## Available records
============================================================

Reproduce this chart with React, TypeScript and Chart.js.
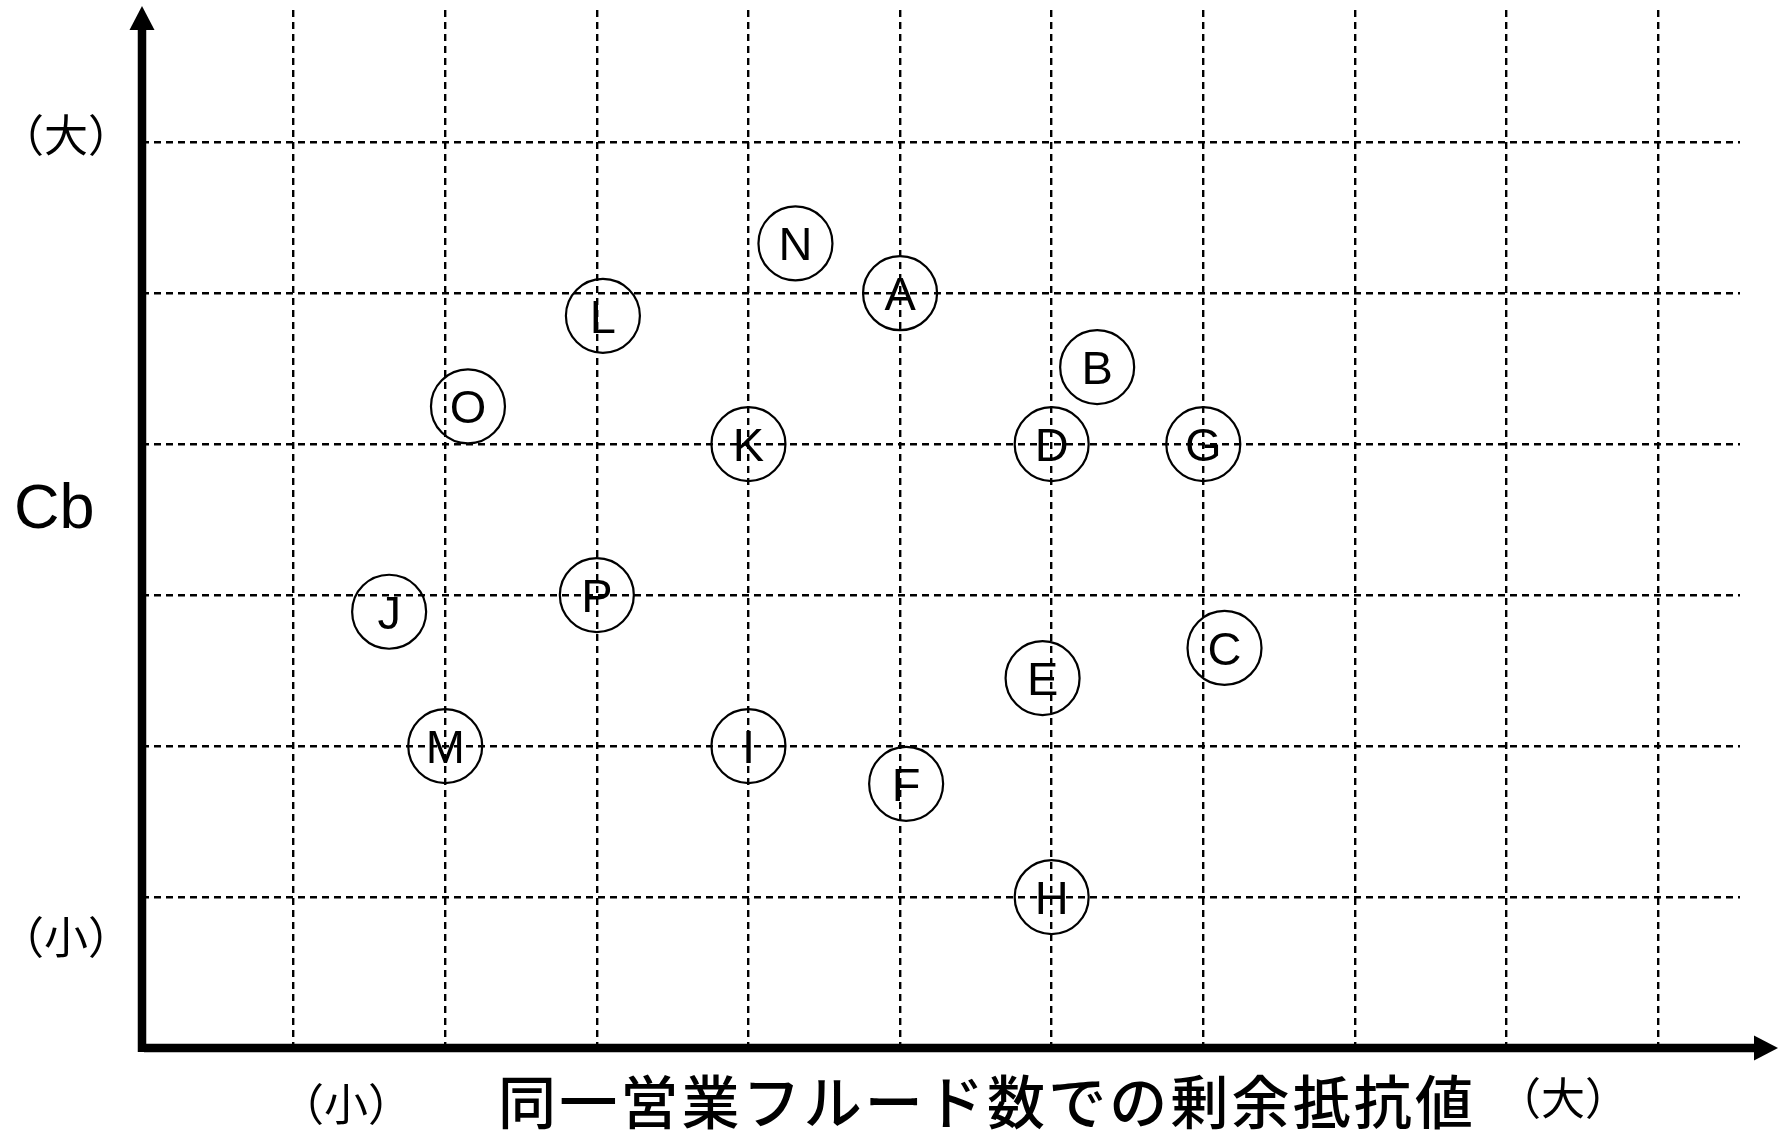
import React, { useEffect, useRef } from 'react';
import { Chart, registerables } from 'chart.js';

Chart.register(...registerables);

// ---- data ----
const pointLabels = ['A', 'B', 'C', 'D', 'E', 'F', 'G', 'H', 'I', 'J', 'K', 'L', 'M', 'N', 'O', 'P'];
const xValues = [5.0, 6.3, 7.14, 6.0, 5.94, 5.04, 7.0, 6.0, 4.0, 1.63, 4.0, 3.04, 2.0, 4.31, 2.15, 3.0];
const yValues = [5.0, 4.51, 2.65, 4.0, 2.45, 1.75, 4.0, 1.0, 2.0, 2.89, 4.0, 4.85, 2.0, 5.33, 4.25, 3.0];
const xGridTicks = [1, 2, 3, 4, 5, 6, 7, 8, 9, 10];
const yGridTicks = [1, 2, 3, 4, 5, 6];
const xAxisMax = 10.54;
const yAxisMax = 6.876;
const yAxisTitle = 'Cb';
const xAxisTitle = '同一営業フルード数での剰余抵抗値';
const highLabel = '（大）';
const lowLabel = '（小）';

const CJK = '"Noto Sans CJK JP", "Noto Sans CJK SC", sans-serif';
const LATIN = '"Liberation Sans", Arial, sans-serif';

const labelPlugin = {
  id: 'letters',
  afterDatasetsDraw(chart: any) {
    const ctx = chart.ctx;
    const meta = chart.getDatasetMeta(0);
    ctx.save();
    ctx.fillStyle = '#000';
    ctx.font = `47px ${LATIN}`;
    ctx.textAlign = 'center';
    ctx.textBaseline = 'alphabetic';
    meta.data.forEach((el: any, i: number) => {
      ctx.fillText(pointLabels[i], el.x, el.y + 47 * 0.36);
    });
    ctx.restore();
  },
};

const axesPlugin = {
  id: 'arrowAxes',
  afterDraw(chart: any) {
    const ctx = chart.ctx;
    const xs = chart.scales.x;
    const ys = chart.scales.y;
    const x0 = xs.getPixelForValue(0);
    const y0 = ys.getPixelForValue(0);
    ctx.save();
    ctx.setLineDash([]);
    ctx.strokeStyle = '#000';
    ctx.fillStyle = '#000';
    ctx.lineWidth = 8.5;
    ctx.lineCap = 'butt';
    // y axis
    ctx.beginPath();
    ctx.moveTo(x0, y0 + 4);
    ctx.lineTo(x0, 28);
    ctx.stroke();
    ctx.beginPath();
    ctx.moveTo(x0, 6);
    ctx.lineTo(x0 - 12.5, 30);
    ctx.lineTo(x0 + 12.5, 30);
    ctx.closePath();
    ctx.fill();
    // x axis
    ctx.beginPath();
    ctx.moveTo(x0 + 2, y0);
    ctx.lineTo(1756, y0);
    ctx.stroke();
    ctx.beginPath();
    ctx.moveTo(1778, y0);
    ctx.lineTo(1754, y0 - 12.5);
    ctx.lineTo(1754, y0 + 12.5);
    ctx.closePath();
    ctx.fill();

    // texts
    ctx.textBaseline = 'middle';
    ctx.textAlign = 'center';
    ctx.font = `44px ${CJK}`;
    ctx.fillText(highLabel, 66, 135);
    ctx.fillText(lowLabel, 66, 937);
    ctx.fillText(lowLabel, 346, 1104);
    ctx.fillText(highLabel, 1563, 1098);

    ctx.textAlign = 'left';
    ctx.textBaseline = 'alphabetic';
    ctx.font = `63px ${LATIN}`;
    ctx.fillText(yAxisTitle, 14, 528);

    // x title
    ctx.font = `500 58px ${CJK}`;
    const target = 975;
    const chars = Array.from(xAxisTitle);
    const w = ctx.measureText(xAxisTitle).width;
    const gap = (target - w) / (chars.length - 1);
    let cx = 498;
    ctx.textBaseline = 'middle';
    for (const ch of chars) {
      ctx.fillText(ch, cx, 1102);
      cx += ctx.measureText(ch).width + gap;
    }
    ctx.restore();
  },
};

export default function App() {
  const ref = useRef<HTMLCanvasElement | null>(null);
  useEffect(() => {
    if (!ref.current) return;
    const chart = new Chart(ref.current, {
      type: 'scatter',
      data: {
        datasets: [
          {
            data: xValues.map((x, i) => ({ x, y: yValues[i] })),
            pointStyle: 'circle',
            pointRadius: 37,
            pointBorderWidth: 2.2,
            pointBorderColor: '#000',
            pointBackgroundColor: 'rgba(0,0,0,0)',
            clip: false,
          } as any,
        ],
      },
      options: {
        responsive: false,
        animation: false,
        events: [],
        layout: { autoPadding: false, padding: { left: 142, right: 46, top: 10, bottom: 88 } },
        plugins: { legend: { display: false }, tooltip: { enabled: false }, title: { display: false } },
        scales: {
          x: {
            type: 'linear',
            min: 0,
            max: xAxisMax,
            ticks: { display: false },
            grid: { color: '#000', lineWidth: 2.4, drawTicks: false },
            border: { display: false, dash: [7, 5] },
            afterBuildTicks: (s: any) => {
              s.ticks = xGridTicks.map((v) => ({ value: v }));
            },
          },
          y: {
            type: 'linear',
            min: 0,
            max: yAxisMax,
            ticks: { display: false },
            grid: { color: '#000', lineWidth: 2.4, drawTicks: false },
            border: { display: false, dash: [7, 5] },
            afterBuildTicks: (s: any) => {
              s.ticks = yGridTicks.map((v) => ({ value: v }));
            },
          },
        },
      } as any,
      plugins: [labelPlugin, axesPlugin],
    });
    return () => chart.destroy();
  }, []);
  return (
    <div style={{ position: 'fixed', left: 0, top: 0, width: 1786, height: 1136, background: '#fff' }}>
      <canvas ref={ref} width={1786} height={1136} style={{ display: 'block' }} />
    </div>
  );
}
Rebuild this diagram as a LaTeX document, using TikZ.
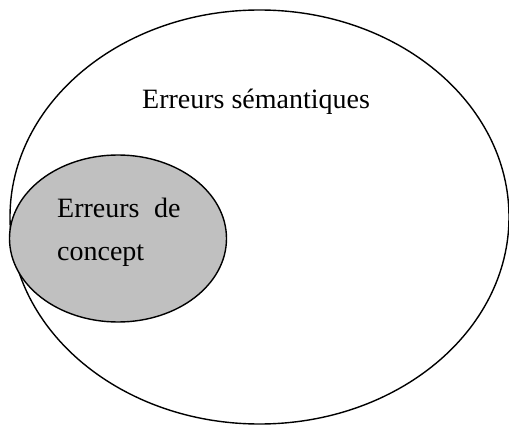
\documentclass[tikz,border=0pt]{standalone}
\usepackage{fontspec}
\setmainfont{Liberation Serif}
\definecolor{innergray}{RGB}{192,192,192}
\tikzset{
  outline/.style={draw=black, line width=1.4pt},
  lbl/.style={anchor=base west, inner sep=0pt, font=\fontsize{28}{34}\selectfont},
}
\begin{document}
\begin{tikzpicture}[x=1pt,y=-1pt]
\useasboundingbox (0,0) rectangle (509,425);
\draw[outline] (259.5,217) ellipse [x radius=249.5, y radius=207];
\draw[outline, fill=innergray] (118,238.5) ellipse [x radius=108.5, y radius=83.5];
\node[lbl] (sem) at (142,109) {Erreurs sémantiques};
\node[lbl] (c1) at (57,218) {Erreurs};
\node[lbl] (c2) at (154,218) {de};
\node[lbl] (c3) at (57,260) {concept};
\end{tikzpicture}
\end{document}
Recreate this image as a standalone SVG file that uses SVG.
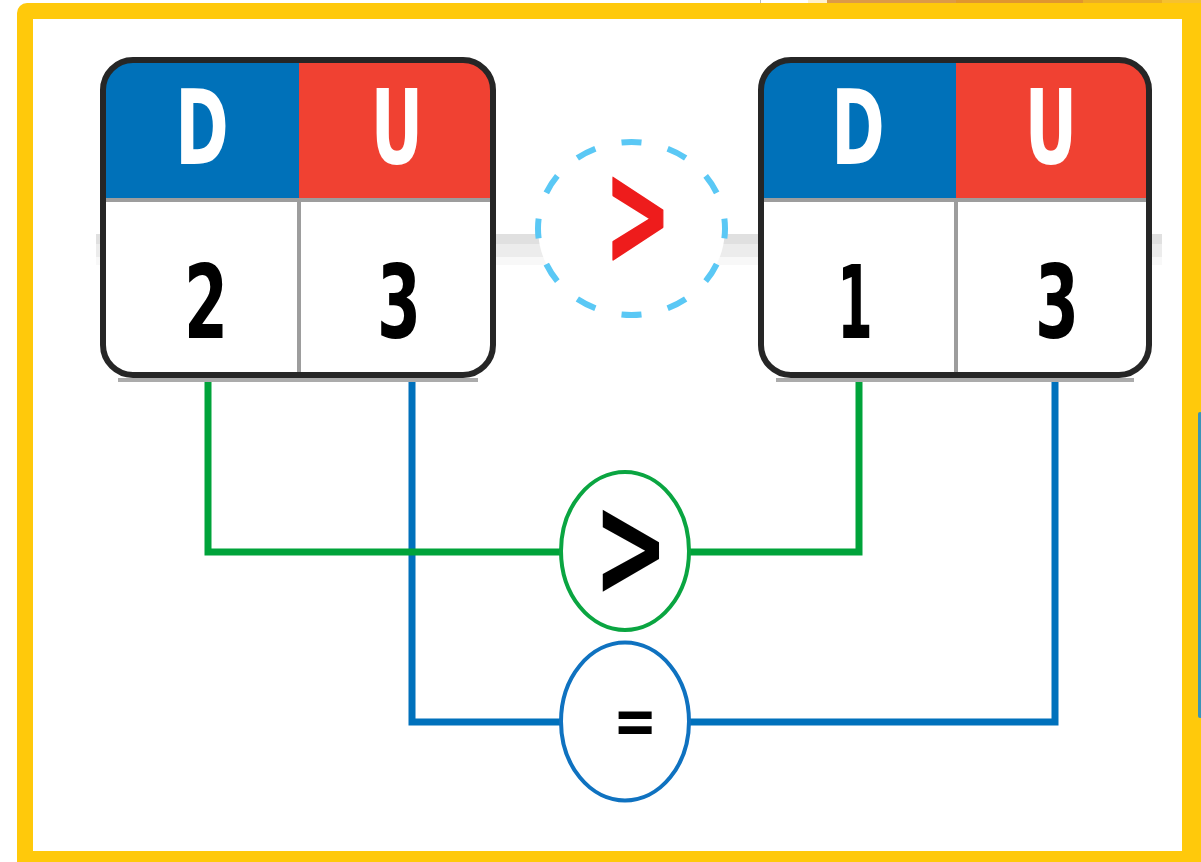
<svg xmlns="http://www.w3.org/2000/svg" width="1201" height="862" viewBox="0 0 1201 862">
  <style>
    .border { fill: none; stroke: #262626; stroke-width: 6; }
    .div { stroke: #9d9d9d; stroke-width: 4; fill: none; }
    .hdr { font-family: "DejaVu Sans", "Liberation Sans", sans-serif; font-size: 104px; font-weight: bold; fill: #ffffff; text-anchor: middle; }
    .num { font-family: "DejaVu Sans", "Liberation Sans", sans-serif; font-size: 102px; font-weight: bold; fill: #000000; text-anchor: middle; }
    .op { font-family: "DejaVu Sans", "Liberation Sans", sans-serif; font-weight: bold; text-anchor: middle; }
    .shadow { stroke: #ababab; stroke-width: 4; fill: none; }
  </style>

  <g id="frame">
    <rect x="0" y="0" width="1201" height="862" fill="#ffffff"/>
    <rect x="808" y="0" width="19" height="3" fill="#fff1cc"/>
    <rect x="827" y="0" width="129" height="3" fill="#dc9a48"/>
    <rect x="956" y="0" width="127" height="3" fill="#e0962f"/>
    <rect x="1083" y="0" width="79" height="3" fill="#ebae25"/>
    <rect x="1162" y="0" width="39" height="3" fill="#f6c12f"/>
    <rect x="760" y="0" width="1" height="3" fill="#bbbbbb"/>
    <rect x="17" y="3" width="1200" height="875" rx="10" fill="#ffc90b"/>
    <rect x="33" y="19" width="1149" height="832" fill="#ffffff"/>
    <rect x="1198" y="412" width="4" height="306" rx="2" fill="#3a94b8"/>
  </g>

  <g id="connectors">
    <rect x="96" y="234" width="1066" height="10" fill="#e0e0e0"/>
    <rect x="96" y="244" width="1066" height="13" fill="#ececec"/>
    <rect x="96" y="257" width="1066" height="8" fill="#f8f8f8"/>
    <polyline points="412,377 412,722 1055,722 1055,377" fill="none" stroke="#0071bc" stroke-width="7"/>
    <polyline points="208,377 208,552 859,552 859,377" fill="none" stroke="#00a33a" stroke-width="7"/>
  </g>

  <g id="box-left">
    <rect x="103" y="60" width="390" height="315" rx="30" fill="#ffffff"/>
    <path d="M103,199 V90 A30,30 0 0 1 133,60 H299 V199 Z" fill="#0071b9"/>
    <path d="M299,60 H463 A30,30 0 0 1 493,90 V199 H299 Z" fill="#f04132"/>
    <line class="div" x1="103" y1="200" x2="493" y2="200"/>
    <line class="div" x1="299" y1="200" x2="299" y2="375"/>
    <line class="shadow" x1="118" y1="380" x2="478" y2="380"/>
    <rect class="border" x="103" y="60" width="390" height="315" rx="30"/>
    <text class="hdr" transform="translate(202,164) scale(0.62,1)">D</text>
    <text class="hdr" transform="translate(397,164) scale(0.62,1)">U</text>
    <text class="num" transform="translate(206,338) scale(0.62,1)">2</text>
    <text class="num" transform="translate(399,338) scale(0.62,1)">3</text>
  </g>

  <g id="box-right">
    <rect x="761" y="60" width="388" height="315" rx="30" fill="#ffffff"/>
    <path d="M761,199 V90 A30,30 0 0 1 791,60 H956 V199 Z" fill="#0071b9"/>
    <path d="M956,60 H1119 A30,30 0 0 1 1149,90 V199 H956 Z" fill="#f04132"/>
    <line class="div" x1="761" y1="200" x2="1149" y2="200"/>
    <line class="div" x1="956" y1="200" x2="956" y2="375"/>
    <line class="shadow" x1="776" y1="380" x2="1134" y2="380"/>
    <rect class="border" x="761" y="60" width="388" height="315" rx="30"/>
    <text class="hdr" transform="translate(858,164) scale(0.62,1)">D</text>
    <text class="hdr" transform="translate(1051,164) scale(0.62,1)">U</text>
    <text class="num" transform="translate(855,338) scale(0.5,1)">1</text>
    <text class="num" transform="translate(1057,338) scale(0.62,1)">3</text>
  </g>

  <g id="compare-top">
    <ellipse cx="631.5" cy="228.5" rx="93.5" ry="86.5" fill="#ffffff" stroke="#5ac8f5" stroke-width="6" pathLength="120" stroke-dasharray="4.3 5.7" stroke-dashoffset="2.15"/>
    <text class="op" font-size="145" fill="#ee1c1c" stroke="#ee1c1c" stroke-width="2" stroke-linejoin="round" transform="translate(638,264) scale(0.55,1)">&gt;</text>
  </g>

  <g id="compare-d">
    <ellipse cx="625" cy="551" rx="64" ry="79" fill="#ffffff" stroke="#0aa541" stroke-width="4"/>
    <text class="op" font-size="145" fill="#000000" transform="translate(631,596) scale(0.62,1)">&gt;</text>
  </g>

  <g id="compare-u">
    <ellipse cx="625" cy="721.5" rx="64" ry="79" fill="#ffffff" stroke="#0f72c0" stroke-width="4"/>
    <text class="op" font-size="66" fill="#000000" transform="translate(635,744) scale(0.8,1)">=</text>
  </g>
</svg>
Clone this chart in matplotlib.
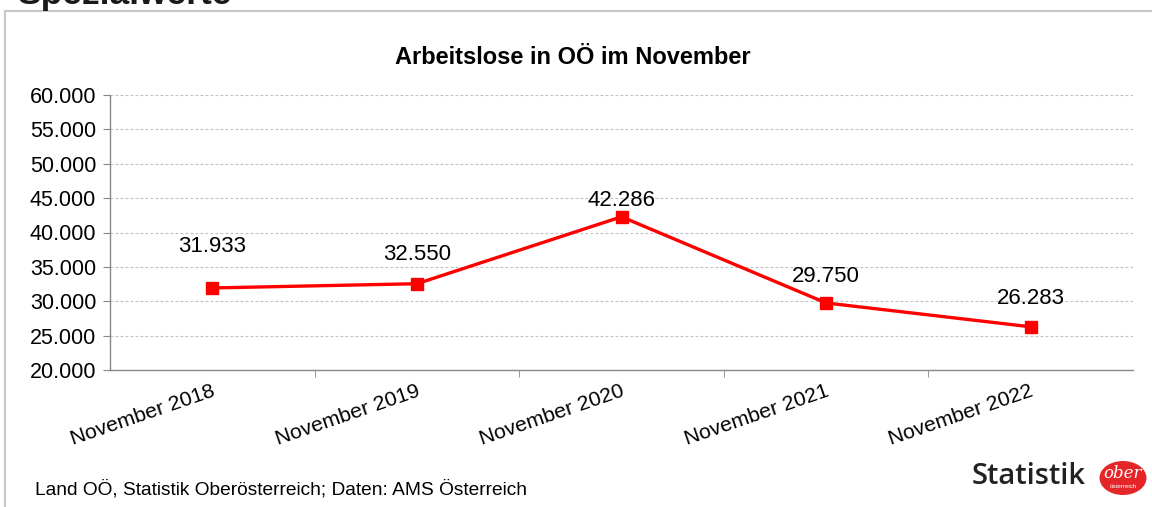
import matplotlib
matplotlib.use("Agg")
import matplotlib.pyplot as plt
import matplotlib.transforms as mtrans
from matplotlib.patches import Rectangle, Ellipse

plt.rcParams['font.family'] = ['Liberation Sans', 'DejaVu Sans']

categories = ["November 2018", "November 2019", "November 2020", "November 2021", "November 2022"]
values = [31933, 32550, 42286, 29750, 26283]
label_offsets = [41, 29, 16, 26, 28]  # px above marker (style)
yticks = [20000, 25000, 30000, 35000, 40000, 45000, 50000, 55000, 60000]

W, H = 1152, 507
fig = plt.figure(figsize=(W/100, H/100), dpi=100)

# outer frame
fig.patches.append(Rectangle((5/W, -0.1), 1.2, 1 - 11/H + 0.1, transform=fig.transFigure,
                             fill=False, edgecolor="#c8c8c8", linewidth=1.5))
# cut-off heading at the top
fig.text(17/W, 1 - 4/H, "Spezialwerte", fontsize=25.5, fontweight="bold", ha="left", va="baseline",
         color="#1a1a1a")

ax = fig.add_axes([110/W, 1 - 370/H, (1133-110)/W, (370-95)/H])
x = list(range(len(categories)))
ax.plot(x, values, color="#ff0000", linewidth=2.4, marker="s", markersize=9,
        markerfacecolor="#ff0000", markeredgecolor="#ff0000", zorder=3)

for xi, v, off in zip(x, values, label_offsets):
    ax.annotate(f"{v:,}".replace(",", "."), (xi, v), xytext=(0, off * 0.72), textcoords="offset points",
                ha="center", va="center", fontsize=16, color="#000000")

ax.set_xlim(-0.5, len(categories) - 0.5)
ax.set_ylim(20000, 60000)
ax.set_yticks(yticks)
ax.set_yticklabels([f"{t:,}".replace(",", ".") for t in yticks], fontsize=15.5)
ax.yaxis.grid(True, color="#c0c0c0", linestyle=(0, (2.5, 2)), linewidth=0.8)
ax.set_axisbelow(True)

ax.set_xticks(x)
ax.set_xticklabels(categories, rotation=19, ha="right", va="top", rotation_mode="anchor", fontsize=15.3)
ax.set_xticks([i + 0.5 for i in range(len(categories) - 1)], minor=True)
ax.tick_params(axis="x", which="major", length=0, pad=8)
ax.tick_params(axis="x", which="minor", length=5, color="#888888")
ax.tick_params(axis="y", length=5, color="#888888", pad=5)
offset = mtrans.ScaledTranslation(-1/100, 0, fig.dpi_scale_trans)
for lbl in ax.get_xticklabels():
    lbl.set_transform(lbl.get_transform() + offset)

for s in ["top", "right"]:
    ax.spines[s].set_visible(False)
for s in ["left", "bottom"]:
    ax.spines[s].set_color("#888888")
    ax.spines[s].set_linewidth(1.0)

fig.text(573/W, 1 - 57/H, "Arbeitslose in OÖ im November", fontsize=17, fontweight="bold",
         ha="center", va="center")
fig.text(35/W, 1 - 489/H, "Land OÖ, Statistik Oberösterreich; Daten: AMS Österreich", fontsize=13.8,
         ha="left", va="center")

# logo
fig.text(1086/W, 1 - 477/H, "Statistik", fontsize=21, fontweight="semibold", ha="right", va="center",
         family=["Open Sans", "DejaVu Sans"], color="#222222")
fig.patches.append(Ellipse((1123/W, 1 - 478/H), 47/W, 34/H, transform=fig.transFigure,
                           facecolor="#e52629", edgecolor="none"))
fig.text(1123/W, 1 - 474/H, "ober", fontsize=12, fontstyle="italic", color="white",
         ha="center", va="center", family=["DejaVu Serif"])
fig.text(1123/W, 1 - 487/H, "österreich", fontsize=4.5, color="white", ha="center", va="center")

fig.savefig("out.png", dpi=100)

============================================================

## Task goal
Repeat the lines of the listing above verbatim, beginning at its first line and ending at the line containing "Chart.register(...registerables);", which is included. Omit pictures.

## Solution
Reproduce this chart with React, TypeScript and Chart.js.
import React, { useEffect, useRef } from 'react';
import { Chart, registerables } from 'chart.js';

Chart.register(...registerables);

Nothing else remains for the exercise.